Madame Butterfly comprend de nombreux petits ensembles. La beauté pénétrante de cet opéra vient souvent de ces ensembles dans lesquels thème et harmonie se réunissent pour provoquer de petits chocs, en attendant des chocs majeurs. Nos trois protagonistes sont renforcés dans cette combinaison par les voix compétentes, voire le haut niveau artistique que possèdent certains d’entre eux. Formidables Lucas Meachem (Sharpless, le consul un peu entremetteur) ; Mikeldi Atxalandabaso (Goro, le vrai entremetteur) ; Tomeu Bibiloni (le prince Yamadori), et tout le reste de la famille, des voisins et des curieux. Avec un enfant qui a une présence importante pendant le développement de l’action dramatique : Alvaro Torres, le soir de cette représentation, mais aussi Elías Daoudi.

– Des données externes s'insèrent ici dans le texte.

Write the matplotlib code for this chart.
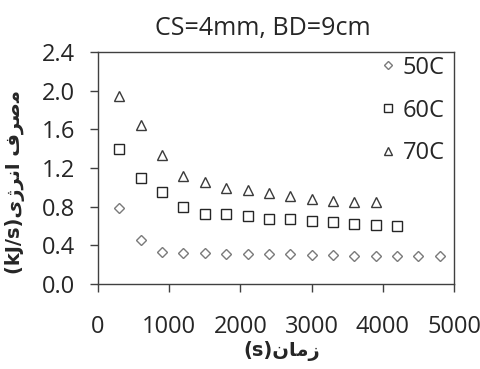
import matplotlib
matplotlib.use("Agg")
import matplotlib.pyplot as plt

time_50 = [300, 600, 900, 1200, 1500, 1800, 2100, 2400, 2700, 3000, 3300, 3600, 3900, 4200, 4500, 4800]
e_50 = [0.79, 0.45, 0.335, 0.32, 0.32, 0.31, 0.31, 0.31, 0.31, 0.295, 0.295, 0.285, 0.285, 0.285, 0.285, 0.285]
time_60 = [300, 600, 900, 1200, 1500, 1800, 2100, 2400, 2700, 3000, 3300, 3600, 3900, 4200]
e_60 = [1.40, 1.10, 0.95, 0.80, 0.725, 0.72, 0.70, 0.675, 0.675, 0.65, 0.64, 0.625, 0.61, 0.60]
time_70 = [300, 600, 900, 1200, 1500, 1800, 2100, 2400, 2700, 3000, 3300, 3600, 3900]
e_70 = [1.95, 1.65, 1.335, 1.12, 1.055, 0.995, 0.97, 0.945, 0.91, 0.88, 0.86, 0.85, 0.85]
series_labels = ["50C", "60C", "70C"]
title_text = "CS=4mm, BD=9cm"
# Arabic labels (visual order, presentation forms): "زمان(s)" and "مصرف انرژی(kJ/s)"
xlabel_text = "(s)" + "\uFEE5\uFE8E\uFEE3\uFEAF"
ylabel_text = "(kJ/s)" + "\uFBFC\uFB8A\uFEAE\uFEE7\uFE8D \uFED1\uFEAE\uFEBB\uFEE3"

plt.rcParams['font.family'] = ['Open Sans', 'DejaVu Sans']

fig = plt.figure(figsize=(4.81, 3.69), dpi=100)
ax = fig.add_axes([0.2037, 0.2304, 0.7402, 0.6286])

ax.plot(time_50, e_50, linestyle='none', marker='D', ms=5.0, mfc='none', mec='#7a7a7a', mew=1.0, label=series_labels[0])
ax.plot(time_60, e_60, linestyle='none', marker='s', ms=6.8, mfc='none', mec='#262626', mew=1.0, label=series_labels[1])
ax.plot(time_70, e_70, linestyle='none', marker='^', ms=7.0, mfc='none', mec='#3a3a3a', mew=1.0, label=series_labels[2])

ax.set_xlim(0, 5000)
ax.set_ylim(0, 2.4)
ax.set_xticks([0, 1000, 2000, 3000, 4000, 5000])
ax.set_yticks([0.0, 0.4, 0.8, 1.2, 1.6, 2.0, 2.4])
ax.set_yticklabels([f"{v:.1f}" for v in [0.0, 0.4, 0.8, 1.2, 1.6, 2.0, 2.4]])

for s in ax.spines.values():
    s.set_color('#404040')
    s.set_linewidth(1.0)
ax.tick_params(axis='both', direction='out', length=5.5, width=1.0, color='#404040',
               labelsize=17, labelcolor='#262626')
ax.tick_params(axis='x', pad=17)
ax.tick_params(axis='y', pad=11)

ax.set_title(title_text, fontsize=18, color='#262626', pad=12, x=0.4635)
ax.set_xlabel(xlabel_text, fontsize=14, fontweight='bold', color='#262626',
              family=['DejaVu Sans'])
ax.set_ylabel(ylabel_text, fontsize=14, fontweight='bold', color='#262626',
              family=['DejaVu Sans'])
ax.xaxis.set_label_coords(0.517, -0.245)
ax.yaxis.set_label_coords(-0.205, 0.44)

leg = ax.legend(loc='upper right', bbox_to_anchor=(1.0, 1.025), frameon=False, fontsize=17,
                markerscale=0.75, handlelength=0.7, handletextpad=0.25, labelspacing=0.8,
                borderaxespad=0.0, labelcolor='#262626')

fig.savefig("out.png", dpi=100)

Et l’orchestre ? L’orchestre est un instrument virtuose, spécialement sous la baguette de Nicola Luisotti, créant depuis la fosse une atmosphère qui enveloppait magiquement l’histoire un peu trop noire de ce couple et cette société douteuse, au‑delà du simple constat de l’ignorance entre l’Orient et l’Occident. Un drame, une tragédie dans la mesure où l’héroïne est aveuglée et, donc, mise à mort, expliqués par un orchestre dont la finesse n’empêche pas la force progressive des situations. L’orchestre de Luisotti enveloppe et donne du sens à toute l’histoire, toutes les situations, ce voyage d’amour, de mensonges et de mort.
Toutes les représentation sont dédiées à la mémoire de Victoria de Los Angeles, insurpassable Cio‑Cio San historique, dont on a célébré le centenaire (elle est née en novembre 1923).